### Available data
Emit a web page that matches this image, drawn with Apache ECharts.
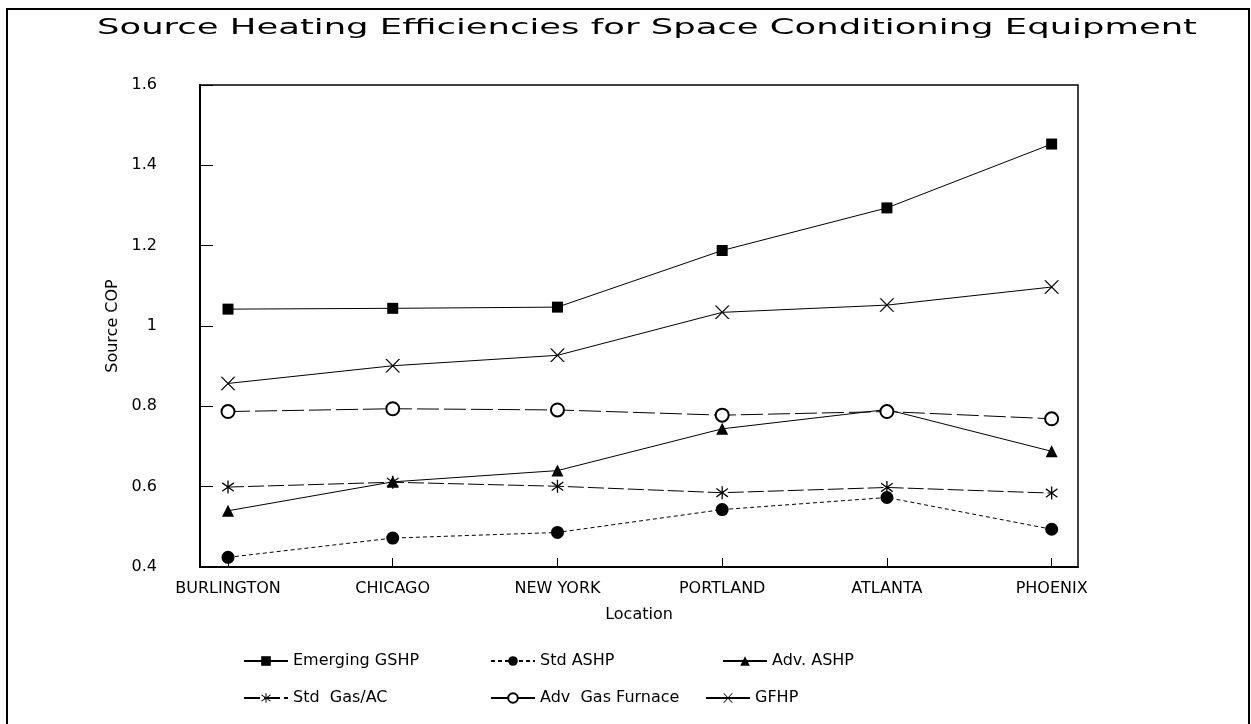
<!DOCTYPE html>
<html>
<head>
<meta charset="utf-8">
<script src="https://cdn.jsdelivr.net/npm/echarts@6/dist/echarts.min.js"></script>
<style>html,body{margin:0;padding:0;background:#fff}#c{width:1251px;height:724px}</style>
</head>
<body>
<div id="c"></div>
<script>
const titleText = 'Source Heating Efficiencies for Space Conditioning Equipment';
const categories = ['BURLINGTON', 'CHICAGO', 'NEW YORK', 'PORTLAND', 'ATLANTA', 'PHOENIX'];
const emergingGSHP = [1.042, 1.044, 1.047, 1.188, 1.294, 1.453];
const stdASHP = [0.424, 0.472, 0.486, 0.543, 0.573, 0.494];
const advASHP = [0.540, 0.612, 0.640, 0.744, 0.792, 0.688];
const stdGasAC = [0.599, 0.611, 0.601, 0.585, 0.598, 0.584];
const advGasFurnace = [0.787, 0.794, 0.791, 0.778, 0.787, 0.769];
const gfhp = [0.857, 0.901, 0.927, 1.034, 1.052, 1.097];
const seriesNames = ['Emerging GSHP', 'Std ASHP', 'Adv. ASHP', 'Std  Gas/AC', 'Adv  Gas Furnace', 'GFHP'];

const FONT = '"DejaVu Sans", sans-serif';
const X_PATH = 'path://M0,0 L2.2,0 L20,18 L17.8,18 Z M17.8,0 L20,0 L2.2,18 L0,18 Z';
const AST_PATH = 'path://M9,0 L11,0 L11,20 L9,20 Z M0.6,4.4 L1.6,2.7 L19.4,15.6 L18.4,17.3 Z M18.4,2.7 L19.4,4.4 L1.6,17.3 L0.6,15.6 Z';

const idx = categories.map((c, i) => i);
function pts(arr) { return arr.map((v, i) => [i, v]); }

const styles = [
  { data: emergingGSHP, symbol: 'rect', size: 11, type: 'solid' },
  { data: stdASHP, symbol: 'circle', size: 13, type: [4, 3] },
  { data: advASHP, symbol: 'triangle', size: 12, type: 'solid' },
  { data: stdGasAC, symbol: AST_PATH, size: 13, type: [16, 4] },
  { data: advGasFurnace, symbol: 'emptyCircle', size: 13, type: [22, 5] },
  { data: gfhp, symbol: X_PATH, size: 15, type: 'solid' }
];

const series = styles.map((s, k) => ({
  name: seriesNames[k],
  type: 'line',
  data: pts(s.data),
  symbol: s.symbol,
  symbolSize: s.size,
  symbolKeepAspect: true,
  showAllSymbol: true,
  lineStyle: { color: '#000', width: 1, type: s.type },
  itemStyle: { color: '#000', borderColor: '#000', borderWidth: s.symbol === 'emptyCircle' ? 1.2 : 0 },
  emphasis: { disabled: true },
  animation: false,
  z: 3
}));

const legendPos = [
  [243, 653], [490, 653], [722, 653],
  [243, 690], [490, 690], [705, 690]
];
const legends = seriesNames.map((n, k) => ({
  data: [n],
  left: legendPos[k][0],
  top: legendPos[k][1],
  padding: 0,
  itemWidth: 44,
  itemHeight: 12,
  itemGap: 0,
  selectedMode: false,
  textStyle: { fontFamily: FONT, fontSize: 16, color: '#000' }
}));

const titleFont = '21px "DejaVu Sans"';
const cv = document.createElement('canvas').getContext('2d');
cv.font = titleFont;
const tw = cv.measureText(titleText).width;
const titleScale = 1100 / tw;

const chart = echarts.init(document.getElementById('c'), null, { renderer: 'canvas' });
chart.setOption({
  backgroundColor: '#fff',
  animation: false,
  grid: { left: 200, right: 173, top: 85, bottom: 157, show: true, borderColor: '#000', borderWidth: 1.5, containLabel: false },
  xAxis: {
    type: 'value',
    min: -0.17,
    max: 5.16,
    name: 'Location',
    nameLocation: 'middle',
    nameGap: 40,
    nameTextStyle: { fontFamily: FONT, fontSize: 16, color: '#000' },
    axisLine: { show: true, onZero: false, lineStyle: { color: '#000', width: 2 } },
    axisTick: { show: true, inside: true, length: 9, customValues: idx, lineStyle: { color: '#000', width: 1 } },
    axisLabel: { customValues: idx, formatter: v => categories[v] || '', fontFamily: FONT, fontSize: 16, color: '#000', margin: 14 },
    splitLine: { show: false }
  },
  yAxis: {
    type: 'value',
    min: 0.4,
    max: 1.6,
    interval: 0.2,
    name: 'Source COP',
    nameLocation: 'middle',
    nameGap: 72,
    nameTextStyle: { fontFamily: FONT, fontSize: 16, color: '#000' },
    axisLine: { show: true, onZero: false, lineStyle: { color: '#000', width: 2 } },
    axisTick: { show: true, inside: true, length: 13, lineStyle: { color: '#000', width: 1 } },
    axisLabel: { fontFamily: FONT, fontSize: 16, color: '#000', margin: 43 },
    splitLine: { show: false }
  },
  legend: legends,
  graphic: [
    { type: 'rect', shape: { x: 7, y: 9, width: 1242, height: 740 }, style: { fill: 'none', stroke: '#000', lineWidth: 2 }, silent: true },
    { type: 'text', x: 97, y: 29, scaleX: titleScale, style: { text: titleText, font: titleFont, fill: '#000', align: 'left', verticalAlign: 'middle' }, silent: true }
  ],
  series: series
});
</script>
</body>
</html>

### Exercise instructions
Copy the listing over exactly, skipping the pictures it holds.

### The reply
Emit a web page that matches this image, drawn with Apache ECharts.
<!DOCTYPE html>
<html>
<head>
<meta charset="utf-8">
<script src="https://cdn.jsdelivr.net/npm/echarts@6/dist/echarts.min.js"></script>
<style>html,body{margin:0;padding:0;background:#fff}#c{width:1251px;height:724px}</style>
</head>
<body>
<div id="c"></div>
<script>
const titleText = 'Source Heating Efficiencies for Space Conditioning Equipment';
const categories = ['BURLINGTON', 'CHICAGO', 'NEW YORK', 'PORTLAND', 'ATLANTA', 'PHOENIX'];
const emergingGSHP = [1.042, 1.044, 1.047, 1.188, 1.294, 1.453];
const stdASHP = [0.424, 0.472, 0.486, 0.543, 0.573, 0.494];
const advASHP = [0.540, 0.612, 0.640, 0.744, 0.792, 0.688];
const stdGasAC = [0.599, 0.611, 0.601, 0.585, 0.598, 0.584];
const advGasFurnace = [0.787, 0.794, 0.791, 0.778, 0.787, 0.769];
const gfhp = [0.857, 0.901, 0.927, 1.034, 1.052, 1.097];
const seriesNames = ['Emerging GSHP', 'Std ASHP', 'Adv. ASHP', 'Std  Gas/AC', 'Adv  Gas Furnace', 'GFHP'];

const FONT = '"DejaVu Sans", sans-serif';
const X_PATH = 'path://M0,0 L2.2,0 L20,18 L17.8,18 Z M17.8,0 L20,0 L2.2,18 L0,18 Z';
const AST_PATH = 'path://M9,0 L11,0 L11,20 L9,20 Z M0.6,4.4 L1.6,2.7 L19.4,15.6 L18.4,17.3 Z M18.4,2.7 L19.4,4.4 L1.6,17.3 L0.6,15.6 Z';

const idx = categories.map((c, i) => i);
function pts(arr) { return arr.map((v, i) => [i, v]); }

const styles = [
  { data: emergingGSHP, symbol: 'rect', size: 11, type: 'solid' },
  { data: stdASHP, symbol: 'circle', size: 13, type: [4, 3] },
  { data: advASHP, symbol: 'triangle', size: 12, type: 'solid' },
  { data: stdGasAC, symbol: AST_PATH, size: 13, type: [16, 4] },
  { data: advGasFurnace, symbol: 'emptyCircle', size: 13, type: [22, 5] },
  { data: gfhp, symbol: X_PATH, size: 15, type: 'solid' }
];

const series = styles.map((s, k) => ({
  name: seriesNames[k],
  type: 'line',
  data: pts(s.data),
  symbol: s.symbol,
  symbolSize: s.size,
  symbolKeepAspect: true,
  showAllSymbol: true,
  lineStyle: { color: '#000', width: 1, type: s.type },
  itemStyle: { color: '#000', borderColor: '#000', borderWidth: s.symbol === 'emptyCircle' ? 1.2 : 0 },
  emphasis: { disabled: true },
  animation: false,
  z: 3
}));

const legendPos = [
  [243, 653], [490, 653], [722, 653],
  [243, 690], [490, 690], [705, 690]
];
const legends = seriesNames.map((n, k) => ({
  data: [n],
  left: legendPos[k][0],
  top: legendPos[k][1],
  padding: 0,
  itemWidth: 44,
  itemHeight: 12,
  itemGap: 0,
  selectedMode: false,
  textStyle: { fontFamily: FONT, fontSize: 16, color: '#000' }
}));

const titleFont = '21px "DejaVu Sans"';
const cv = document.createElement('canvas').getContext('2d');
cv.font = titleFont;
const tw = cv.measureText(titleText).width;
const titleScale = 1100 / tw;

const chart = echarts.init(document.getElementById('c'), null, { renderer: 'canvas' });
chart.setOption({
  backgroundColor: '#fff',
  animation: false,
  grid: { left: 200, right: 173, top: 85, bottom: 157, show: true, borderColor: '#000', borderWidth: 1.5, containLabel: false },
  xAxis: {
    type: 'value',
    min: -0.17,
    max: 5.16,
    name: 'Location',
    nameLocation: 'middle',
    nameGap: 40,
    nameTextStyle: { fontFamily: FONT, fontSize: 16, color: '#000' },
    axisLine: { show: true, onZero: false, lineStyle: { color: '#000', width: 2 } },
    axisTick: { show: true, inside: true, length: 9, customValues: idx, lineStyle: { color: '#000', width: 1 } },
    axisLabel: { customValues: idx, formatter: v => categories[v] || '', fontFamily: FONT, fontSize: 16, color: '#000', margin: 14 },
    splitLine: { show: false }
  },
  yAxis: {
    type: 'value',
    min: 0.4,
    max: 1.6,
    interval: 0.2,
    name: 'Source COP',
    nameLocation: 'middle',
    nameGap: 72,
    nameTextStyle: { fontFamily: FONT, fontSize: 16, color: '#000' },
    axisLine: { show: true, onZero: false, lineStyle: { color: '#000', width: 2 } },
    axisTick: { show: true, inside: true, length: 13, lineStyle: { color: '#000', width: 1 } },
    axisLabel: { fontFamily: FONT, fontSize: 16, color: '#000', margin: 43 },
    splitLine: { show: false }
  },
  legend: legends,
  graphic: [
    { type: 'rect', shape: { x: 7, y: 9, width: 1242, height: 740 }, style: { fill: 'none', stroke: '#000', lineWidth: 2 }, silent: true },
    { type: 'text', x: 97, y: 29, scaleX: titleScale, style: { text: titleText, font: titleFont, fill: '#000', align: 'left', verticalAlign: 'middle' }, silent: true }
  ],
  series: series
});
</script>
</body>
</html>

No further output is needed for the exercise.